Loneliness is a hunger, satiate it and it will set you free. Indulge in its transcendence, let it drill holes in your bones and fit itself between tough sinew, burrowing a home for itself inside you. We fear loneliness without realising that our aloneness is innate; an unconscious force we sit with everyday. It lingers in our thoughts when we contemplate the complex and trivial, in-between ringing silences of conversation and laughter. To dismiss its significance within us is to admit ignorance.
To understand and cultivate the immortality of loneliness is to nourish the soul and bring forth the intricacies of our transient selves. We are greatly misled by the concept of loneliness and what it means to be alone. We are manipulated by a prefab that sells the idea that loneliness is something we should fear, something that we need to escape. Our greatest failure is the misconception of its presence, because loneliness is the human condition. Fitch is right to say that we shouldn’t expect to outgrow it, it is a concept bigger than us and beyond us. It is ingrained in us from birth to death, from the moment we are severed from our umbilical cords to the second we take our last breath.

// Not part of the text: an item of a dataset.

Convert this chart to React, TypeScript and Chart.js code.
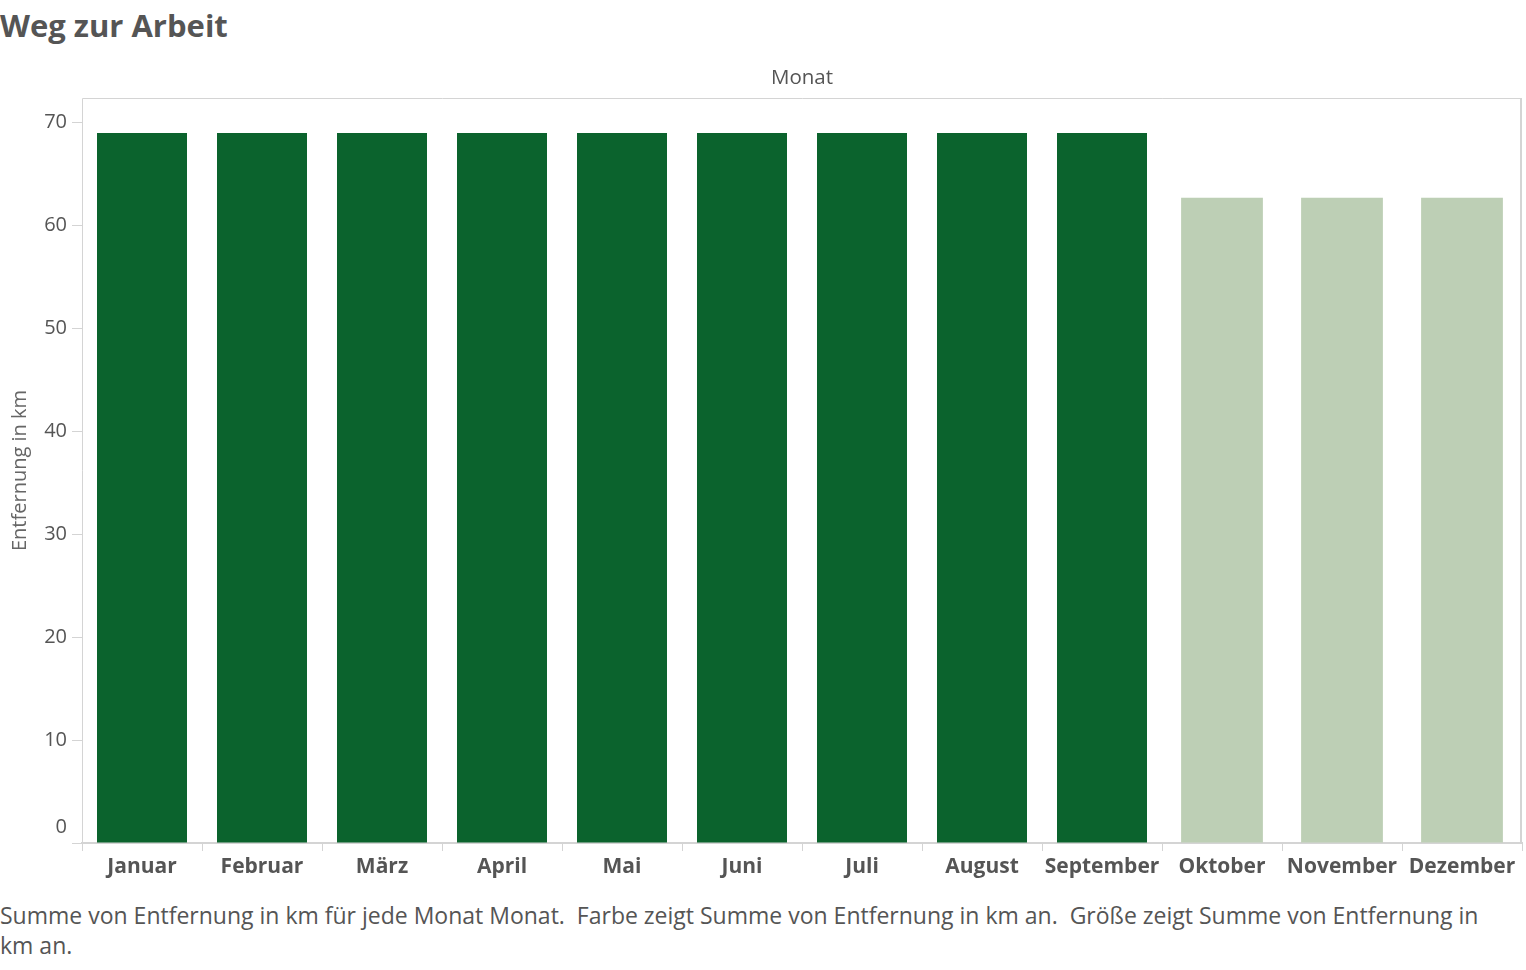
import React, { useEffect, useRef } from "react";
import { Chart, registerables } from "chart.js";

Chart.register(...registerables);

// months on the x axis
const months = [
  "Januar",
  "Februar",
  "März",
  "April",
  "Mai",
  "Juni",
  "Juli",
  "August",
  "September",
  "Oktober",
  "November",
  "Dezember",
];

// Summe von Entfernung in km per month
const distanceKm = [69, 69, 69, 69, 69, 69, 69, 69, 69, 62.7, 62.7, 62.7];

const yTicks = [0, 10, 20, 30, 40, 50, 60, 70];
const yMax = 72.4;

const darkGreen = "#0b632d";
const lightGreen = "#bdcfb5";
const textColor = "#555555";
const lineColor = "#d4d4d4";
const fontFamily = "'Open Sans', 'Noto Sans', sans-serif";

// bar width also encodes the value (Größe)
const maxValue = Math.max(...distanceKm);
const fullBar = 0.75;
const highValues = distanceKm.map((v) => (v >= 65 ? v : null));
const lowValues = distanceKm.map((v) => (v < 65 ? v : null));
const lowValue = Math.min(...distanceKm);

// draws the plot frame and the lifted "0" label like the original
const framePlugin = {
  id: "frame",
  beforeDatasetsDraw(chart: Chart) {
    const { ctx, chartArea } = chart;
    ctx.save();
    ctx.strokeStyle = lineColor;
    ctx.lineWidth = 1;
    ctx.beginPath();
    ctx.moveTo(chartArea.left + 0.5, chartArea.bottom);
    ctx.lineTo(chartArea.left + 0.5, chartArea.top + 0.5);
    ctx.lineTo(chartArea.right, chartArea.top + 0.5);
    ctx.stroke();
    ctx.lineWidth = 2;
    ctx.beginPath();
    ctx.moveTo(chartArea.right - 1, chartArea.top);
    ctx.lineTo(chartArea.right - 1, chartArea.bottom);
    ctx.stroke();
    ctx.restore();
  },
  afterDraw(chart: Chart) {
    const { ctx } = chart;
    const y = chart.scales.y;
    ctx.save();
    ctx.font = `20px ${fontFamily}`;
    ctx.fillStyle = textColor;
    ctx.textAlign = "right";
    ctx.textBaseline = "middle";
    ctx.fillText("0", y.right - 15, y.getPixelForValue(0) - 16);
    ctx.restore();
  },
};

const BarChart = () => {
  const canvasRef = useRef<HTMLCanvasElement | null>(null);

  useEffect(() => {
    if (!canvasRef.current) return;
    const chart = new Chart(canvasRef.current, {
      type: "bar",
      data: {
        labels: months,
        datasets: [
          {
            label: "Entfernung in km",
            data: highValues,
            backgroundColor: darkGreen,
            barPercentage: fullBar,
            categoryPercentage: 1,
            grouped: false,
          },
          {
            label: "Entfernung in km",
            data: lowValues,
            backgroundColor: lightGreen,
            barPercentage: (fullBar * lowValue) / maxValue,
            categoryPercentage: 1,
            grouped: false,
          },
        ],
      },
      options: {
        animation: false,
        responsive: true,
        maintainAspectRatio: false,
        layout: { padding: { left: 0, right: 4, top: 0, bottom: 0 } },
        plugins: {
          legend: { display: false },
          tooltip: { enabled: false },
        },
        scales: {
          x: {
            position: "bottom",
            grid: {
              offset: true,
              drawOnChartArea: false,
              color: lineColor,
              tickLength: 8,
            },
            border: { color: lineColor, width: 2 },
            ticks: {
              color: textColor,
              padding: 3,
              maxRotation: 0,
              autoSkip: false,
              font: { family: fontFamily, size: 21, weight: "bold" },
            },
            afterFit: (scale: any) => {
              scale.height = 57;
            },
          },
          x2: {
            position: "top",
            type: "category",
            labels: months,
            grid: { display: false },
            border: { display: false },
            ticks: { display: false },
            title: {
              display: true,
              text: "Monat",
              color: textColor,
              padding: { top: 16, bottom: 0 },
              font: { family: fontFamily, size: 20.5 },
            },
            afterFit: (scale: any) => {
              scale.height = 48;
            },
          },
          y: {
            min: 0,
            max: yMax,
            afterBuildTicks: (scale: any) => {
              scale.ticks = yTicks.map((v) => ({ value: v }));
            },
            grid: {
              drawOnChartArea: false,
              color: lineColor,
              tickLength: 10,
            },
            border: { display: false },
            ticks: {
              color: textColor,
              padding: 5,
              font: { family: fontFamily, size: 20 },
              callback: (v: any) => (v === 0 ? "" : String(v)),
            },
            title: {
              display: true,
              text: "Entfernung in km",
              color: "#666666",
              padding: { top: 8, bottom: 0 },
              font: { family: fontFamily, size: 20 },
            },
            afterFit: (scale: any) => {
              scale.width = 82;
            },
          },
        },
      },
      plugins: [framePlugin],
    });
    return () => chart.destroy();
  }, []);

  return (
    <div style={{ position: "relative", width: 1526, height: 850 }}>
      <canvas ref={canvasRef}></canvas>
    </div>
  );
};

const App = () => {
  useEffect(() => {
    document.body.style.margin = "0";
  }, []);

  return (
    <div style={{ width: 1526, fontFamily, color: textColor }}>
      <div
        style={{
          height: 50,
          fontSize: 31,
          fontWeight: "bold",
          lineHeight: "50px",
        }}
      >
        Weg zur Arbeit
      </div>
      <BarChart />
      <div style={{ fontSize: 23, lineHeight: "30px", whiteSpace: "pre-wrap" }}>
        {"Summe von Entfernung in km für jede Monat Monat.  Farbe zeigt Summe von Entfernung in km an.  Größe zeigt Summe von Entfernung in"}
        <br />
        {"km an."}
      </div>
    </div>
  );
};

export default App;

There is no cure to loneliness. To humour the naive belief that there is a solution to our aloneness only presents the notion that it somehow makes us flawed. Our solitude does not make us broken; it nurtures us. And to think otherwise would be to deny the profoundness of our own existence. We may be brought into this world based on the union of two beings, but we are our own selves, and each self is built with the ability to bask in aloneness. We simply dismiss this notion because we don’t realise that being lonely or alone can be categorised simply. We are alone when we read and write, when we binge mind-numbing television and stay up late nights to study or to mull over our thoughts. We are alone when we close our eyes and drift into the unconscious. We are alone so often, in so many aspects of our lives, the mundanity of it is almost underwhelming. So why is it so hard to accept that we should embrace its existence instead of shuddering at its inevitability? It is a part of who we are as individuals, it’s what makes us human.

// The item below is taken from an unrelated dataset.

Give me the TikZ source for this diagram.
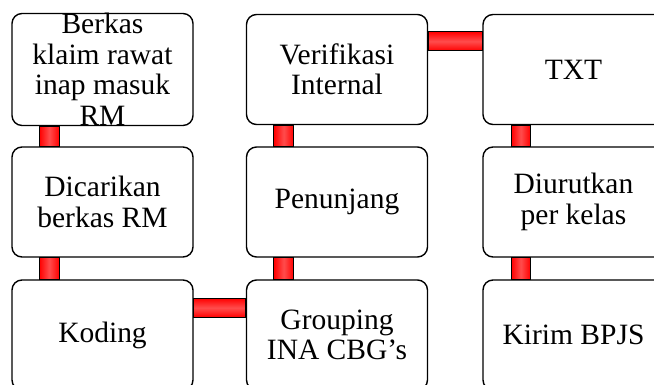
\documentclass[tikz,border=0pt]{standalone}
\usepackage{fontspec}
\setmainfont{Liberation Serif}
\usetikzlibrary{calc}
\tikzset{
  box/.style={draw=black, line width=1.4pt, rounded corners=10pt, fill=white,
    minimum width=181pt, minimum height=110pt, inner sep=0pt, align=center,
    font=\fontsize{29.5}{30.5}\selectfont},
  vbar/.style={draw=black, line width=1.2pt, left color=red, right color=red, middle color=red!70!white},
  hbar/.style={draw=black, line width=1.2pt, top color=red, bottom color=red, middle color=red!70!white}
}
\begin{document}
\begin{tikzpicture}[x=1pt,y=1pt]
\useasboundingbox (0,0) rectangle (654,385);
\clip (0,0) rectangle (654,385);
\node[box] (a) at (102.5,315.5) {Berkas\\klaim rawat\\inap masuk\\RM};
\node[box] (b) at (102.5,183) {Dicarikan\\berkas RM};
\node[box] (c) at (102.5,50) {Koding};
\node[box] (d) at (337,50) {Grouping\\INA CBG's};
\node[box] (e) at (337,183) {Penunjang};
\node[box] (f) at (337,315.5) {Verifikasi\\Internal};
\node[box] (g) at (573.5,315.5) {TXT};
\node[box] (h) at (573.5,183) {Diurutkan\\per kelas};
\node[box] (i) at (573.5,50) {Kirim BPJS};
% vertical connectors
\path[vbar] ($(a.south west)+(28,0)$) rectangle ($(b.north west)+(48,0)$);
\path[vbar] ($(b.south west)+(28,0)$) rectangle ($(c.north west)+(48,0)$);
\path[vbar] ($(d.north west)+(28,0)$) rectangle ($(e.south west)+(48,0)$);
\path[vbar] ($(e.north west)+(28,0)$) rectangle ($(f.south west)+(48,0)$);
\path[vbar] ($(g.south west)+(29,0)$) rectangle ($(h.north west)+(48,0)$);
\path[vbar] ($(h.south west)+(29,0)$) rectangle ($(i.north west)+(48,0)$);
% horizontal connectors
\path[hbar] ($(c.north east)+(0,-19)$) rectangle ($(d.north west)+(0,-38)$);
\path[hbar] ($(f.north east)+(0,-18)$) rectangle ($(g.north west)+(0,-37)$);
\end{tikzpicture}
\end{document}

We are so transfixed by a wanting to be understood by others, that we forget to indulge and understand ourselves. The illusion of pessimism that surrounds loneliness is the only thing stopping us from embracing its essence. We must learn to cast aside this stigmatic view and accept loneliness as the means to our humanity and existence.
Loneliness carves itself in the lines of our veins, its vitality pumping within our hearts to serve us an understanding of our souls. To expect that anybody besides ourselves will grasp a deep, all-knowing understanding of our complexities without fault, is an ignorance. So bask in that aloneness, seek it out and nurture it when it washes over you in the cracks of the morning and in the silence of the night. Indulge in it, feed its hunger and embrace its beauty because it is with you in all aspects of life. Choose to enjoy the solitude, not escape from its silence, for it is the mirror to our souls.